#### Given data:
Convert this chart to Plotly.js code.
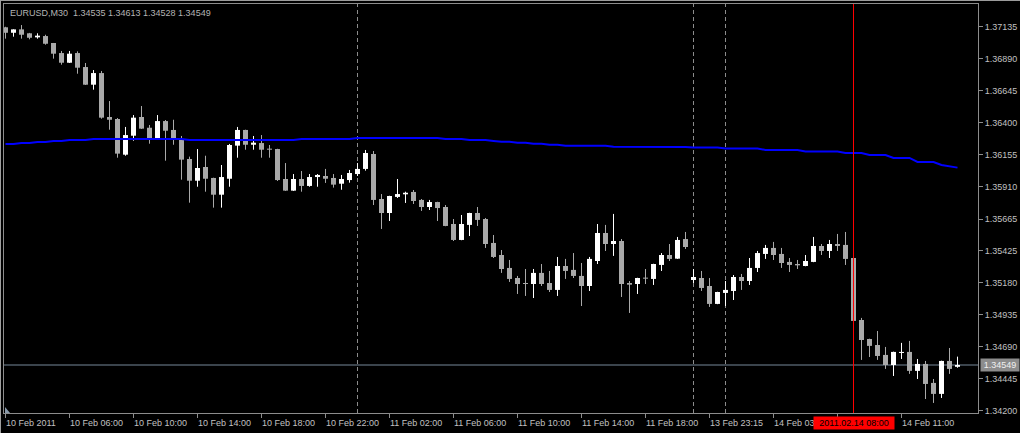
<!DOCTYPE html>
<html>
<head>
<meta charset="utf-8">
<script src="https://cdn.plot.ly/plotly-3.0.1.min.js"></script>
<style>html,body{margin:0;padding:0;background:#000;}#chart{width:1020px;height:433px;}</style>
</head>
<body>
<div id="chart"></div>
<script>
const symbolTitle = "EURUSD,M30  1.34535 1.34613 1.34528 1.34549";

const openP = [1.37131,1.37089,1.37115,1.37085,1.37054,1.37064,1.37011,1.36934,1.36860,1.36934,
1.36827,1.36692,1.36781,1.36445,1.36430,1.36157,1.36302,1.36445,1.36363,1.36279,
1.36414,1.36346,1.36272,1.36124,1.35958,1.36063,1.35979,1.35851,1.35973,1.36226,
1.36346,1.36233,1.36246,1.36203,1.36200,1.35971,1.35882,1.35971,1.35918,1.35986,
1.35994,1.35979,1.35935,1.35963,1.36009,1.36048,1.36162,1.35818,1.35711,1.35834,
1.35854,1.35872,1.35811,1.35757,1.35795,1.35757,1.35627,1.35505,1.35620,1.35711,
1.35665,1.35482,1.35390,1.35291,1.35214,1.35176,1.35168,1.35253,1.35176,1.35123,
1.35306,1.35276,1.35230,1.35153,1.35344,1.35558,1.35474,1.35497,1.35176,1.35168,
1.35217,1.35207,1.35314,1.35390,1.35362,1.35512,1.35199,1.35214,1.35153,1.35016,
1.35100,1.35115,1.35222,1.35191,1.35291,1.35398,1.35444,1.35398,1.35337,1.35321,
1.35306,1.35337,1.35459,1.35421,1.35474,1.35467,1.35367,1.34893,1.34748,1.34702,
1.34626,1.34549,1.34641,1.34649,1.34504,1.34557,1.34412,1.34328,1.34580,1.34535];

const highP = [1.37135,1.37115,1.37148,1.37088,1.37085,1.37074,1.37011,1.36950,1.36950,1.36947,
1.36858,1.36804,1.36797,1.36567,1.36437,1.36369,1.36460,1.36529,1.36384,1.36460,
1.36422,1.36424,1.36300,1.36142,1.36200,1.36149,1.35981,1.36078,1.36239,1.36369,
1.36348,1.36300,1.36307,1.36231,1.36202,1.36093,1.36009,1.36032,1.36009,1.36009,
1.36048,1.36009,1.36002,1.36040,1.36093,1.36193,1.36185,1.35856,1.35843,1.35971,
1.35874,1.35887,1.35818,1.35811,1.35797,1.35772,1.35665,1.35696,1.35713,1.35757,
1.35673,1.35543,1.35428,1.35352,1.35230,1.35283,1.35283,1.35321,1.35268,1.35375,
1.35360,1.35405,1.35329,1.35375,1.35627,1.35620,1.35704,1.35512,1.35191,1.35216,
1.35283,1.35323,1.35405,1.35474,1.35528,1.35566,1.35283,1.35268,1.35214,1.35109,
1.35191,1.35237,1.35245,1.35367,1.35421,1.35467,1.35490,1.35444,1.35367,1.35352,
1.35390,1.35528,1.35474,1.35505,1.35551,1.35566,1.35369,1.34909,1.34750,1.34809,
1.34687,1.34651,1.34718,1.34733,1.34595,1.34580,1.34442,1.34582,1.34679,1.34613];

const lowP = [1.37044,1.37059,1.37044,1.37039,1.37044,1.36998,1.36891,1.36845,1.36858,1.36776,
1.36690,1.36654,1.36432,1.36348,1.36134,1.36149,1.36264,1.36354,1.36241,1.36277,
1.36111,1.36233,1.35966,1.35790,1.35912,1.35874,1.35752,1.35752,1.35912,1.36134,
1.36195,1.36195,1.36134,1.36134,1.35956,1.35880,1.35880,1.35874,1.35912,1.35912,
1.35941,1.35905,1.35889,1.35943,1.35994,1.36035,1.35772,1.35589,1.35650,1.35826,
1.35788,1.35780,1.35727,1.35734,1.35650,1.35610,1.35497,1.35503,1.35535,1.35612,
1.35444,1.35367,1.35253,1.35184,1.35092,1.35077,1.35061,1.35153,1.35107,1.35077,
1.35207,1.35214,1.35000,1.35115,1.35321,1.35421,1.35383,1.35069,1.34947,1.35092,
1.35168,1.35161,1.35268,1.35344,1.35360,1.35436,1.35176,1.35115,1.34993,1.35014,
1.35000,1.35046,1.35123,1.35161,1.35260,1.35360,1.35352,1.35291,1.35260,1.35283,
1.35304,1.35335,1.35390,1.35367,1.35421,1.35314,1.34884,1.34588,1.34610,1.34588,
1.34519,1.34465,1.34595,1.34481,1.34442,1.34289,1.34259,1.34297,1.34481,1.34528];

const closeP = [1.37089,1.37115,1.37074,1.37051,1.37067,1.37005,1.36929,1.36860,1.36929,1.36822,
1.36692,1.36781,1.36440,1.36424,1.36165,1.36307,1.36440,1.36356,1.36279,1.36414,
1.36340,1.36279,1.36119,1.35958,1.36055,1.35973,1.35851,1.35986,1.36231,1.36346,
1.36233,1.36249,1.36195,1.36195,1.35963,1.35882,1.35971,1.35918,1.35986,1.36002,
1.35973,1.35928,1.35971,1.36017,1.36048,1.36170,1.35811,1.35711,1.35841,1.35856,
1.35866,1.35803,1.35757,1.35795,1.35749,1.35612,1.35505,1.35627,1.35711,1.35658,
1.35474,1.35375,1.35283,1.35207,1.35168,1.35168,1.35253,1.35168,1.35123,1.35306,
1.35268,1.35230,1.35153,1.35360,1.35558,1.35474,1.35497,1.35168,1.35163,1.35214,
1.35209,1.35321,1.35390,1.35360,1.35505,1.35451,1.35222,1.35138,1.35016,1.35107,
1.35123,1.35222,1.35191,1.35291,1.35405,1.35444,1.35390,1.35329,1.35314,1.35311,
1.35344,1.35459,1.35421,1.35474,1.35459,1.35360,1.34886,1.34740,1.34695,1.34618,
1.34549,1.34649,1.34649,1.34504,1.34557,1.34404,1.34328,1.34580,1.34519,1.34549];

const maLine = [1.36239,1.36239,1.36246,1.36246,1.36254,1.36254,1.36262,1.36262,1.36269,1.36269,
1.36269,1.36277,1.36277,1.36277,1.36277,1.36277,1.36277,1.36277,1.36277,1.36277,
1.36277,1.36277,1.36277,1.36269,1.36269,1.36269,1.36269,1.36269,1.36269,1.36269,
1.36269,1.36269,1.36269,1.36269,1.36269,1.36269,1.36269,1.36277,1.36277,1.36277,
1.36277,1.36277,1.36277,1.36277,1.36284,1.36284,1.36284,1.36284,1.36284,1.36284,
1.36284,1.36284,1.36284,1.36284,1.36284,1.36277,1.36277,1.36277,1.36269,1.36269,
1.36269,1.36262,1.36256,1.36256,1.36249,1.36249,1.36241,1.36241,1.36233,1.36233,
1.36226,1.36226,1.36226,1.36226,1.36226,1.36226,1.36218,1.36218,1.36218,1.36218,
1.36218,1.36218,1.36216,1.36216,1.36216,1.36216,1.36212,1.36212,1.36212,1.36212,
1.36204,1.36204,1.36204,1.36204,1.36204,1.36193,1.36193,1.36193,1.36193,1.36193,
1.36181,1.36181,1.36181,1.36181,1.36181,1.36170,1.36170,1.36170,1.36155,1.36155,
1.36155,1.36132,1.36132,1.36132,1.36101,1.36101,1.36101,1.36078,1.36066,1.36058];

const priceTicks = [1.37135,1.36890,1.36645,1.36400,1.36155,1.35910,1.35665,1.35425,1.35180,1.34935,1.34690,1.34445,1.34200];
const timeTickBars = [0,8,16,24,32,40,48,56,64,72,80,88,96,104,112];
const timeLabelBars = [0,8,16,24,32,40,48,56,64,72,80,88,96,112];
const timeTickLabels = ["10 Feb 2011","10 Feb 06:00","10 Feb 10:00","10 Feb 14:00","10 Feb 18:00","10 Feb 22:00",
"11 Feb 02:00","11 Feb 06:00","11 Feb 10:00","11 Feb 14:00","11 Feb 18:00","13 Feb 23:15","14 Feb 03","14 Feb 11:00"];
const separatorBars = [44, 86, 90];
const vlineBar = 106;
const vlineLabel = "2011.02.14 08:00";
const bidPrice = 1.34549;

const FONT = "Liberation Sans, Arial, sans-serif";
const BULL = "#ffffff", BEAR = "#a9a9a9";

const idx = openP.map((_, i) => i);
const isBull = idx.map(i => closeP[i] >= openP[i]);

function wicks(bull) {
  const xs = [], ys = [];
  idx.forEach(i => { if (isBull[i] === bull) { xs.push(i, i, null); ys.push(lowP[i], highP[i], null); } });
  return {type: "scatter", mode: "lines", x: xs, y: ys, line: {color: bull ? BULL : BEAR, width: 1}, hoverinfo: "skip", showlegend: false};
}

const bodies = {
  type: "bar", x: idx,
  base: idx.map(i => Math.min(openP[i], closeP[i])),
  y: idx.map(i => Math.max(Math.abs(closeP[i] - openP[i]), 0.00008)),
  width: 0.625,
  marker: {color: idx.map(i => isBull[i] ? BULL : BEAR), line: {width: 0}},
  hoverinfo: "skip", showlegend: false
};

const ma = {type: "scatter", mode: "lines", x: idx, y: maLine, line: {color: "#0000ff", width: 2}, hoverinfo: "skip", showlegend: false};

const shapes = [];
separatorBars.forEach(b => shapes.push({type: "line", xref: "x", yref: "paper", x0: b, x1: b, y0: 0, y1: 1, line: {color: "#8c8c8c", width: 1, dash: "4px,3px"}, layer: "below"}));
shapes.push({type: "line", xref: "x", yref: "paper", x0: vlineBar, x1: vlineBar, y0: 0, y1: 1, line: {color: "#ff0000", width: 1}});
shapes.push({type: "line", xref: "paper", yref: "y", x0: 0, x1: 1, y0: bidPrice, y1: bidPrice, line: {color: "#778899", width: 1}, layer: "below"});
// window frame
shapes.push({type: "line", xref: "paper", yref: "paper", x0: -0.005, x1: 1.05, y0: 1.0086, y1: 1.0086, line: {color: "#a0a0a0", width: 1}});
shapes.push({type: "line", xref: "paper", yref: "paper", x0: -0.0036, x1: -0.0036, y0: -0.06, y1: 1.01, line: {color: "#a0a0a0", width: 1}});
shapes.push({type: "path", xref: "paper", yref: "paper", path: "M 0.0010 0.0147 L 0.0010 0 L 0.0062 0 Z", fillcolor: "#8899aa", line: {width: 0}});

const annotations = [];
annotations.push({xref: "paper", yref: "paper", x: 0.0045, y: 0.979, xanchor: "left", yanchor: "middle", text: symbolTitle, showarrow: false, font: {family: FONT, size: 9, color: "#b4b4b4"}});
timeLabelBars.forEach((b, i) => annotations.push({xref: "x", yref: "paper", x: b, y: -0.0235, xanchor: "left", yanchor: "middle", xshift: -1.5, text: timeTickLabels[i], showarrow: false, font: {family: FONT, size: 9, color: "#c0c0c0"}}));
annotations.push({xref: "x", yref: "paper", x: vlineBar, y: -0.0235, xanchor: "center", yanchor: "middle", text: vlineLabel, showarrow: false, width: 78, height: 10, bgcolor: "#ff0000", borderpad: 1, font: {family: FONT, size: 9, color: "#000000"}});
annotations.push({xref: "paper", yref: "y", x: 1, y: bidPrice, xanchor: "left", yanchor: "middle", xshift: 2, text: bidPrice.toFixed(5), showarrow: false, width: 36, height: 10, bgcolor: "#8c8c8c", borderpad: 1, font: {family: FONT, size: 9, color: "#f0f0f0"}});

const layout = {
  width: 1020, height: 433,
  paper_bgcolor: "#000000", plot_bgcolor: "#000000",
  margin: {l: 4, r: 42, t: 4, b: 20, pad: 0},
  showlegend: false, barmode: "overlay",
  font: {family: FONT, size: 9, color: "#c0c0c0"},
  xaxis: {range: [-0.1875, 121.5625], showgrid: false, zeroline: false, showline: true, mirror: true, linecolor: "#8c8c8c", linewidth: 1,
          ticks: "outside", ticklen: 4, tickcolor: "#8c8c8c", tickvals: timeTickBars, showticklabels: false, fixedrange: true},
  yaxis: {range: [1.34182, 1.37309], side: "right", showgrid: false, zeroline: false, showline: true, mirror: true, linecolor: "#8c8c8c", linewidth: 1,
          ticks: "outside", ticklen: 4, tickcolor: "#8c8c8c", tickvals: priceTicks, ticktext: priceTicks.map(v => v.toFixed(5)),
          tickfont: {family: FONT, size: 9, color: "#c0c0c0"}, fixedrange: true},
  shapes: shapes, annotations: annotations
};

Plotly.newPlot("chart", [wicks(true), wicks(false), bodies, ma], layout, {staticPlot: true, displayModeBar: false});
</script>
</body>
</html>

#### Task details:
Exactly as they appear, print the lines of the listing above from its first line through the line that contains "1.34535 1.34613 1.34528", minus the pictures.

#### The solution:
Convert this chart to Plotly.js code.
<!DOCTYPE html>
<html>
<head>
<meta charset="utf-8">
<script src="https://cdn.plot.ly/plotly-3.0.1.min.js"></script>
<style>html,body{margin:0;padding:0;background:#000;}#chart{width:1020px;height:433px;}</style>
</head>
<body>
<div id="chart"></div>
<script>
const symbolTitle = "EURUSD,M30  1.34535 1.34613 1.34528 1.34549";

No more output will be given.